►

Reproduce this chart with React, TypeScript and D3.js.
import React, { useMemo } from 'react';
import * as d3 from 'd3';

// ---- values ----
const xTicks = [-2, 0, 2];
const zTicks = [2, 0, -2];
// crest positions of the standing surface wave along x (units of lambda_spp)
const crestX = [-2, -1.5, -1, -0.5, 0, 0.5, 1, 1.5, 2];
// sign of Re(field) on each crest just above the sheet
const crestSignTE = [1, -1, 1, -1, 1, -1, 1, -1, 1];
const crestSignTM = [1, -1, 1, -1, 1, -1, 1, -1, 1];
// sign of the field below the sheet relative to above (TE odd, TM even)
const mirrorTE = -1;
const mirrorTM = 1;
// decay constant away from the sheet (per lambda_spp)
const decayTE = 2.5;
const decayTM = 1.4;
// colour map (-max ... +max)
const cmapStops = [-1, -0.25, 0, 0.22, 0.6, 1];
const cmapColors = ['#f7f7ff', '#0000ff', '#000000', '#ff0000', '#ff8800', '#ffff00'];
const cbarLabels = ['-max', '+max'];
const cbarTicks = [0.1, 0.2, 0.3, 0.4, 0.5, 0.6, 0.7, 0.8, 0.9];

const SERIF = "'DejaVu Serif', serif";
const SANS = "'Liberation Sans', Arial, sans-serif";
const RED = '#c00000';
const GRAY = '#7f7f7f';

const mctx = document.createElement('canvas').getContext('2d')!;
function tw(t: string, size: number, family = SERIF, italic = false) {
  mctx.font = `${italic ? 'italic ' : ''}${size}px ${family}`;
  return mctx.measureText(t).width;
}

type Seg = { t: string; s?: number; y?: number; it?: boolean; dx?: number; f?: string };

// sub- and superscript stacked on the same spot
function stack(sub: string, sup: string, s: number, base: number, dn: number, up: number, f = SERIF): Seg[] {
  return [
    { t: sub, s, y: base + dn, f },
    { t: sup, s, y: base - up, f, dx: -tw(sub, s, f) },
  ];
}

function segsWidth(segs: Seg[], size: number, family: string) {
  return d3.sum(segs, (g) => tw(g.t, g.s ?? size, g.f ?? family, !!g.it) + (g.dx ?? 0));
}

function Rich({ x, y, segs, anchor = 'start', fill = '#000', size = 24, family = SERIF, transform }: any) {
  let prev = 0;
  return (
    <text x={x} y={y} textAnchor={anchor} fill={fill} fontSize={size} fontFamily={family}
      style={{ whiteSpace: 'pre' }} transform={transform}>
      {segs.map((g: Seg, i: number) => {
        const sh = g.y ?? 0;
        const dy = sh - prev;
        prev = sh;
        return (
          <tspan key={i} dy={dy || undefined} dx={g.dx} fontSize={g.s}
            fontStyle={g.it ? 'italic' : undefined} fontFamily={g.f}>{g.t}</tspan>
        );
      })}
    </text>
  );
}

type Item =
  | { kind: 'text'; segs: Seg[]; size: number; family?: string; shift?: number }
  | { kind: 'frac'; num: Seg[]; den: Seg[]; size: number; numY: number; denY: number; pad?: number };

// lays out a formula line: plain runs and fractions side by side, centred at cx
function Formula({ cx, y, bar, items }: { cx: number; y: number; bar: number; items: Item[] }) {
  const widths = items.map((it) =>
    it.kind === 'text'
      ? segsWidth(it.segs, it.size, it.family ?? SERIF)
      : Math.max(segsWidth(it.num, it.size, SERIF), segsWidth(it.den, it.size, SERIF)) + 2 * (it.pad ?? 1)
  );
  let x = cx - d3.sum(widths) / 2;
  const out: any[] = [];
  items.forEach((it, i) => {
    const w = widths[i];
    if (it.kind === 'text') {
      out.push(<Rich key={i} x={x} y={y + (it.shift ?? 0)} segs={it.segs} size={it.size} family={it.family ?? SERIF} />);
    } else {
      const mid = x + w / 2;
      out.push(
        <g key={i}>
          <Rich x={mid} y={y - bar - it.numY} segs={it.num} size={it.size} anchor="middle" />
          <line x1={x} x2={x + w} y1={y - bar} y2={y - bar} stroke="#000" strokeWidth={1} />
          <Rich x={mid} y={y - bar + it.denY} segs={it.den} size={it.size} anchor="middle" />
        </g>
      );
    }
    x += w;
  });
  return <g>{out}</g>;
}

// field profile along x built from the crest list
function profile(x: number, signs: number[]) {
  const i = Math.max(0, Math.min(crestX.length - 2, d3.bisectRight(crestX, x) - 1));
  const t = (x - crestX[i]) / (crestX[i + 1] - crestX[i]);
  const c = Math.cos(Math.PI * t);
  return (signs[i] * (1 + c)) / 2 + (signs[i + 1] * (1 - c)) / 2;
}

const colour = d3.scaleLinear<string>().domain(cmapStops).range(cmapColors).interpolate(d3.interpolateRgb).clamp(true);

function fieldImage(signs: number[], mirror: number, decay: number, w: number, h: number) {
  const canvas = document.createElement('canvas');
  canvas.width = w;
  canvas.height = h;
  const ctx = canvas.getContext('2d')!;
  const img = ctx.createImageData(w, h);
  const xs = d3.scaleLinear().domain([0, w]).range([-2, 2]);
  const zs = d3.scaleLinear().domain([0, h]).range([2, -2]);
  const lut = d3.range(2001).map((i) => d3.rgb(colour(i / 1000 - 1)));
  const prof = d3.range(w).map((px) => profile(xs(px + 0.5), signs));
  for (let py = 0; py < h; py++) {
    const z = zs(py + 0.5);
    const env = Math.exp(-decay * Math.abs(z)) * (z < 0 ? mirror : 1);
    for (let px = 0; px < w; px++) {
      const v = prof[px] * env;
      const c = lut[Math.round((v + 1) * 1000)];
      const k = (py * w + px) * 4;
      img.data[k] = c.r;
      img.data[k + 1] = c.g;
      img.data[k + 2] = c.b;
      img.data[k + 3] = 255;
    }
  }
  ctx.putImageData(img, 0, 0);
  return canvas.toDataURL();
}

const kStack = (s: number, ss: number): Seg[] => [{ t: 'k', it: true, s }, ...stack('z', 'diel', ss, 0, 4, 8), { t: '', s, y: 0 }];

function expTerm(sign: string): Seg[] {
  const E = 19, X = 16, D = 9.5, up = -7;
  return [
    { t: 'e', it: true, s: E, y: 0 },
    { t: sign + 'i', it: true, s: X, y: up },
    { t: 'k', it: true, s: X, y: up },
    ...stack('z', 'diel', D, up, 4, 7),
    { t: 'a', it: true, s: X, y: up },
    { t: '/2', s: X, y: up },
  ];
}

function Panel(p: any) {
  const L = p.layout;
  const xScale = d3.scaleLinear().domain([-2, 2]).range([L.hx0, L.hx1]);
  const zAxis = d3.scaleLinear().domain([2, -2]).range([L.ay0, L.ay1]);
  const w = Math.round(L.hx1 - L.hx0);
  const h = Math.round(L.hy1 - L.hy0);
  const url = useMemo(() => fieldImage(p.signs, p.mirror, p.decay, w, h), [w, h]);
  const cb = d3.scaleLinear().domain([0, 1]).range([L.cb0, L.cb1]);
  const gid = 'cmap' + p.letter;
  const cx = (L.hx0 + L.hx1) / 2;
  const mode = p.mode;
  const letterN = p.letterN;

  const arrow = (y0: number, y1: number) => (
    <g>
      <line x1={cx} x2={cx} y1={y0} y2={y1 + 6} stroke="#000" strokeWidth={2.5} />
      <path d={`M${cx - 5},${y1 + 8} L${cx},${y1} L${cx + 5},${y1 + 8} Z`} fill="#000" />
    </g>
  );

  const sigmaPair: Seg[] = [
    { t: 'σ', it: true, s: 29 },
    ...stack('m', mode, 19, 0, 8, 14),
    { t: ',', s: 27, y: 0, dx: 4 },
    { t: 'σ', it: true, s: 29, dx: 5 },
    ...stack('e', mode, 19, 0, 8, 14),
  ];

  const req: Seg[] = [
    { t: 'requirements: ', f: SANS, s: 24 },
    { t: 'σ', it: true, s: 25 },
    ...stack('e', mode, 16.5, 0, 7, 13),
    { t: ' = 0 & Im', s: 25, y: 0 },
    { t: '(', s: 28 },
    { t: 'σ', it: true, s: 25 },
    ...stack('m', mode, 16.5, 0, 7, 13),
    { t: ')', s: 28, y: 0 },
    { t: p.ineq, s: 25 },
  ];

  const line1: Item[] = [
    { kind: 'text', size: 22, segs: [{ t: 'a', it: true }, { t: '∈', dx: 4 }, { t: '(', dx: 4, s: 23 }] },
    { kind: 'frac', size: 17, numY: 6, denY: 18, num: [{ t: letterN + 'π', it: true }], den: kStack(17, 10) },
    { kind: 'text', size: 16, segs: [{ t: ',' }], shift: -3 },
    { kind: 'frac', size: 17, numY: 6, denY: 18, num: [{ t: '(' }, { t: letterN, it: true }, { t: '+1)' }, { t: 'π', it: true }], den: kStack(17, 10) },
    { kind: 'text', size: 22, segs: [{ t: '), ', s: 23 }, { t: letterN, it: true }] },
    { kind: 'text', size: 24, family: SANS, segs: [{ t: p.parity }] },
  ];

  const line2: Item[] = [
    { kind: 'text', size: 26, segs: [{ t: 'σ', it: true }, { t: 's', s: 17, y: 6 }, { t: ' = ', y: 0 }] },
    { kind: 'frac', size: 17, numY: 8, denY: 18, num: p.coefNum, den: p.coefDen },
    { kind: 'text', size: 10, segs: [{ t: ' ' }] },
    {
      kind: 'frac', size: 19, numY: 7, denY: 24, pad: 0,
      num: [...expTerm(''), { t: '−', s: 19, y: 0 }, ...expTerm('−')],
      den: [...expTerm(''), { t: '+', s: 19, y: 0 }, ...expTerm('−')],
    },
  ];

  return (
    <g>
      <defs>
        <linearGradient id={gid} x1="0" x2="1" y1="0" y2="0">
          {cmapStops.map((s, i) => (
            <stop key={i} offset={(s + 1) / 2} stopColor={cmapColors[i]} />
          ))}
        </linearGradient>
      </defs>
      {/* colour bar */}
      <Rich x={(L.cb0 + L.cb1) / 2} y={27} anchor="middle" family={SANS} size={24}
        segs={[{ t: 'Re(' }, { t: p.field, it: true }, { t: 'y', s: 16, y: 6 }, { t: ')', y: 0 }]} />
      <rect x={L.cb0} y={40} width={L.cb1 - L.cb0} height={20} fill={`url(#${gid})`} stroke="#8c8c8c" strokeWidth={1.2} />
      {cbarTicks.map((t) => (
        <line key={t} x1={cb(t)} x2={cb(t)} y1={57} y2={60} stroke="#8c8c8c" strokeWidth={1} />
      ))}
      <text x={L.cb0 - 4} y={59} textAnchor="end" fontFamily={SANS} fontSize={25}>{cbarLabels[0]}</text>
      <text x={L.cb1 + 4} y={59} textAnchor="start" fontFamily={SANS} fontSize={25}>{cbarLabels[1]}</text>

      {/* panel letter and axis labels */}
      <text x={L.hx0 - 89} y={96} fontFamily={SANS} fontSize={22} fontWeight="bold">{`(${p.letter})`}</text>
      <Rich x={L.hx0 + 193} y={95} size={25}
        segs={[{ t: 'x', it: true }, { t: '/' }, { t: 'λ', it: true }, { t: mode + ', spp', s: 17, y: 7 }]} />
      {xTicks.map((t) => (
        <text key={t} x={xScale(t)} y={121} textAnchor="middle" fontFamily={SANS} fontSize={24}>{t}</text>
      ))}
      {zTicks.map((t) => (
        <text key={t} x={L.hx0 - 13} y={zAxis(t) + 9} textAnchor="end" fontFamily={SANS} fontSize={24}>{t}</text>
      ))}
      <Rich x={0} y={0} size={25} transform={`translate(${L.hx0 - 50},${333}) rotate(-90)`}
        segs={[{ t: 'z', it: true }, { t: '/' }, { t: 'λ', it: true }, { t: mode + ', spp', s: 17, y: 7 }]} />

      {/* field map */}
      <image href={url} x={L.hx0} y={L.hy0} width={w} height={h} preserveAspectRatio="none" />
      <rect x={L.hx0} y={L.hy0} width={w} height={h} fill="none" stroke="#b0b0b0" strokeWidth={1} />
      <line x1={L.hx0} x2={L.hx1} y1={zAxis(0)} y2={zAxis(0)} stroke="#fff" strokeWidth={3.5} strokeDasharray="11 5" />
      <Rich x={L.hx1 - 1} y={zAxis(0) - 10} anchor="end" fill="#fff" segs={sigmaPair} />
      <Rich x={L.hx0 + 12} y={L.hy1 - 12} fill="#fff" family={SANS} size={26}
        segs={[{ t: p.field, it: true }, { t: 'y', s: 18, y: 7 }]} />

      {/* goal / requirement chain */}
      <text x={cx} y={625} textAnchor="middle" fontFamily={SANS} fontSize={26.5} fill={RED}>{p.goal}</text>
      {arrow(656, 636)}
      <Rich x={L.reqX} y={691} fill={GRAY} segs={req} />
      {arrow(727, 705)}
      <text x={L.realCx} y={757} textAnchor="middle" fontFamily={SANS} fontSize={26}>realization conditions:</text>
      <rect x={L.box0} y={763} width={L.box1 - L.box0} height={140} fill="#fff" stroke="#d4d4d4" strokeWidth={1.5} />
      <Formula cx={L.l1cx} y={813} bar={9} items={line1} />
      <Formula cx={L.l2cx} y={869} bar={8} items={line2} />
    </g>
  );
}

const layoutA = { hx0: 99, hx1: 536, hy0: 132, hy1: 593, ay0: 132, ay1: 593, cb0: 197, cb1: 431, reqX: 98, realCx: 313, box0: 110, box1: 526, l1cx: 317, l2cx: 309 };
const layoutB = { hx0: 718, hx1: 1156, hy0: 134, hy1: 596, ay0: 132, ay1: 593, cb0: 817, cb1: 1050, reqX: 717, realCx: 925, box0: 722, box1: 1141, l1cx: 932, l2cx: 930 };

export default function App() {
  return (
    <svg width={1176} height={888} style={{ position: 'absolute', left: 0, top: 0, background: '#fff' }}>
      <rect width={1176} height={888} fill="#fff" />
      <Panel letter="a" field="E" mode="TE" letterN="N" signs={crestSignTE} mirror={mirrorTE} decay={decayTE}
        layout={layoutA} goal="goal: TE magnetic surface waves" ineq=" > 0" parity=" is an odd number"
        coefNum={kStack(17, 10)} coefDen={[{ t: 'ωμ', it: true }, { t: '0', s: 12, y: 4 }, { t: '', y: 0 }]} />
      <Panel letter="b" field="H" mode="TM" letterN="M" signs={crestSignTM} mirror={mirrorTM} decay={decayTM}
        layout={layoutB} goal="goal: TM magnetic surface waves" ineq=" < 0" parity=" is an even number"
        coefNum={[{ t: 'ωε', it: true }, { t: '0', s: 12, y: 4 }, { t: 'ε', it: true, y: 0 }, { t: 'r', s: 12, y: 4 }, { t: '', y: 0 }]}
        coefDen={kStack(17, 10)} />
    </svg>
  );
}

◄

PROBLEM DESCRIPTION
Write down again the exact lines running from the beginning of the data to the line containing "import * as d3 from 'd3';", with both ends included.

COMPLETED EXERCISE
Reproduce this chart with React, TypeScript and D3.js.
import React, { useMemo } from 'react';
import * as d3 from 'd3';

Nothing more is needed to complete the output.